§ **Dataset section**
——————————

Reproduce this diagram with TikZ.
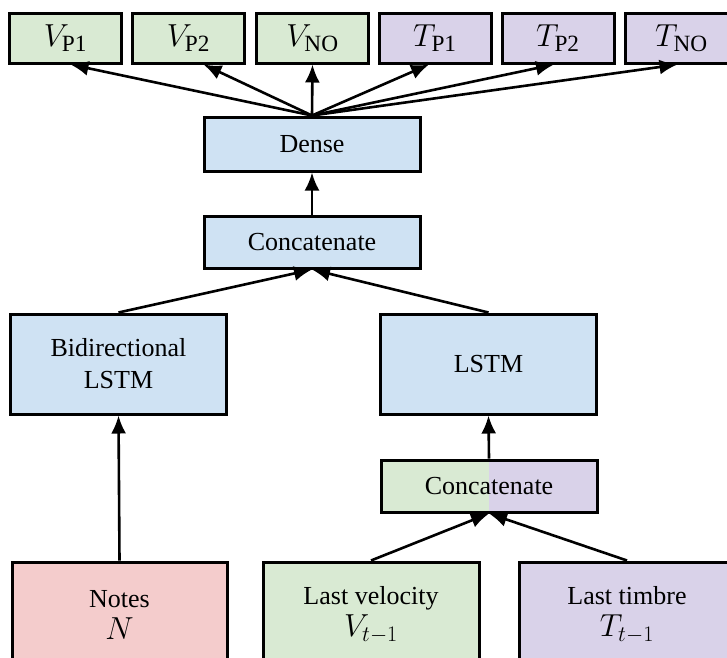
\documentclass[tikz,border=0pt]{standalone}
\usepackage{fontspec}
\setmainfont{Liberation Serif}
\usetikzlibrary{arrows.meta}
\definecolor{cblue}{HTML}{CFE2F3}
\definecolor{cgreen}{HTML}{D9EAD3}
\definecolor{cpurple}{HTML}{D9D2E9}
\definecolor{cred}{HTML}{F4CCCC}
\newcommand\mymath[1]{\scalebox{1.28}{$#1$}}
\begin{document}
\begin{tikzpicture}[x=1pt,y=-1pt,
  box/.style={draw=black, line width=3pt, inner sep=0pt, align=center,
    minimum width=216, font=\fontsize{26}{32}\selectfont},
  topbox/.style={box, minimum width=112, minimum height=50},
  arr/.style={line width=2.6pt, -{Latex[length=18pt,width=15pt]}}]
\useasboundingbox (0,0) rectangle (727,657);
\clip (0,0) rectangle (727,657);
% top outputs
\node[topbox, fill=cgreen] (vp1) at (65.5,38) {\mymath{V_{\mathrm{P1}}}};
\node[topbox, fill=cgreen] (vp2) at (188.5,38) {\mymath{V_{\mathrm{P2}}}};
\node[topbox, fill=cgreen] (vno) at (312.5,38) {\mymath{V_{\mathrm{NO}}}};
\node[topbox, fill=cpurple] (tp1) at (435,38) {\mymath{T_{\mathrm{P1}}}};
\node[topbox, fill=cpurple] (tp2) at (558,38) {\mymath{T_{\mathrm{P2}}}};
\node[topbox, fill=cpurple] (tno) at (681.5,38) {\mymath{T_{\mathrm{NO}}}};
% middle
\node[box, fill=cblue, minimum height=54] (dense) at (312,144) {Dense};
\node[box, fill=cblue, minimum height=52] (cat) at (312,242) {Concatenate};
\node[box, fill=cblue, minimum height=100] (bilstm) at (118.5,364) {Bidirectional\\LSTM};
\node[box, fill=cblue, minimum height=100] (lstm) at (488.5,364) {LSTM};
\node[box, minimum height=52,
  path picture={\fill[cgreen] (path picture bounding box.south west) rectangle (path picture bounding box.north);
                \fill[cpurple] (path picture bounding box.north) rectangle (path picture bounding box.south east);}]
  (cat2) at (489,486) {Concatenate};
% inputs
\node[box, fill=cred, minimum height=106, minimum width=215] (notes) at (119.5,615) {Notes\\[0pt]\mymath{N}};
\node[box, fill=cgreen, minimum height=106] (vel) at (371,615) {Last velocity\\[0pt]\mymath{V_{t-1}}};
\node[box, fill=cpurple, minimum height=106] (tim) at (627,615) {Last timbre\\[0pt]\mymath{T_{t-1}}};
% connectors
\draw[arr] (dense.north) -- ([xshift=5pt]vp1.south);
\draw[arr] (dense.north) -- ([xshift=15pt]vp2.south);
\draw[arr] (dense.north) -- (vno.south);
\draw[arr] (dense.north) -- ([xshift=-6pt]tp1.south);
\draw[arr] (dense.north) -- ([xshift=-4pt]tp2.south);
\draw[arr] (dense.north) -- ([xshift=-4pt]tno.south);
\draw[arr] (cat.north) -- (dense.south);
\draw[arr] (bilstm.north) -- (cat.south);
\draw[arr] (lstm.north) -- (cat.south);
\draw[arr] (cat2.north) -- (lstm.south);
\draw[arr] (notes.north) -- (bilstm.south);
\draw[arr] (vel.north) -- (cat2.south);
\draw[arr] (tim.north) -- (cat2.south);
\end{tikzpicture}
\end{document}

——————————

§ **Task instructions**
Omit every picture while copying the listing above exactly.

§ **Final answer**
Reproduce this diagram with TikZ.
\documentclass[tikz,border=0pt]{standalone}
\usepackage{fontspec}
\setmainfont{Liberation Serif}
\usetikzlibrary{arrows.meta}
\definecolor{cblue}{HTML}{CFE2F3}
\definecolor{cgreen}{HTML}{D9EAD3}
\definecolor{cpurple}{HTML}{D9D2E9}
\definecolor{cred}{HTML}{F4CCCC}
\newcommand\mymath[1]{\scalebox{1.28}{$#1$}}
\begin{document}
\begin{tikzpicture}[x=1pt,y=-1pt,
  box/.style={draw=black, line width=3pt, inner sep=0pt, align=center,
    minimum width=216, font=\fontsize{26}{32}\selectfont},
  topbox/.style={box, minimum width=112, minimum height=50},
  arr/.style={line width=2.6pt, -{Latex[length=18pt,width=15pt]}}]
\useasboundingbox (0,0) rectangle (727,657);
\clip (0,0) rectangle (727,657);
% top outputs
\node[topbox, fill=cgreen] (vp1) at (65.5,38) {\mymath{V_{\mathrm{P1}}}};
\node[topbox, fill=cgreen] (vp2) at (188.5,38) {\mymath{V_{\mathrm{P2}}}};
\node[topbox, fill=cgreen] (vno) at (312.5,38) {\mymath{V_{\mathrm{NO}}}};
\node[topbox, fill=cpurple] (tp1) at (435,38) {\mymath{T_{\mathrm{P1}}}};
\node[topbox, fill=cpurple] (tp2) at (558,38) {\mymath{T_{\mathrm{P2}}}};
\node[topbox, fill=cpurple] (tno) at (681.5,38) {\mymath{T_{\mathrm{NO}}}};
% middle
\node[box, fill=cblue, minimum height=54] (dense) at (312,144) {Dense};
\node[box, fill=cblue, minimum height=52] (cat) at (312,242) {Concatenate};
\node[box, fill=cblue, minimum height=100] (bilstm) at (118.5,364) {Bidirectional\\LSTM};
\node[box, fill=cblue, minimum height=100] (lstm) at (488.5,364) {LSTM};
\node[box, minimum height=52,
  path picture={\fill[cgreen] (path picture bounding box.south west) rectangle (path picture bounding box.north);
                \fill[cpurple] (path picture bounding box.north) rectangle (path picture bounding box.south east);}]
  (cat2) at (489,486) {Concatenate};
% inputs
\node[box, fill=cred, minimum height=106, minimum width=215] (notes) at (119.5,615) {Notes\\[0pt]\mymath{N}};
\node[box, fill=cgreen, minimum height=106] (vel) at (371,615) {Last velocity\\[0pt]\mymath{V_{t-1}}};
\node[box, fill=cpurple, minimum height=106] (tim) at (627,615) {Last timbre\\[0pt]\mymath{T_{t-1}}};
% connectors
\draw[arr] (dense.north) -- ([xshift=5pt]vp1.south);
\draw[arr] (dense.north) -- ([xshift=15pt]vp2.south);
\draw[arr] (dense.north) -- (vno.south);
\draw[arr] (dense.north) -- ([xshift=-6pt]tp1.south);
\draw[arr] (dense.north) -- ([xshift=-4pt]tp2.south);
\draw[arr] (dense.north) -- ([xshift=-4pt]tno.south);
\draw[arr] (cat.north) -- (dense.south);
\draw[arr] (bilstm.north) -- (cat.south);
\draw[arr] (lstm.north) -- (cat.south);
\draw[arr] (cat2.north) -- (lstm.south);
\draw[arr] (notes.north) -- (bilstm.south);
\draw[arr] (vel.north) -- (cat2.south);
\draw[arr] (tim.north) -- (cat2.south);
\end{tikzpicture}
\end{document}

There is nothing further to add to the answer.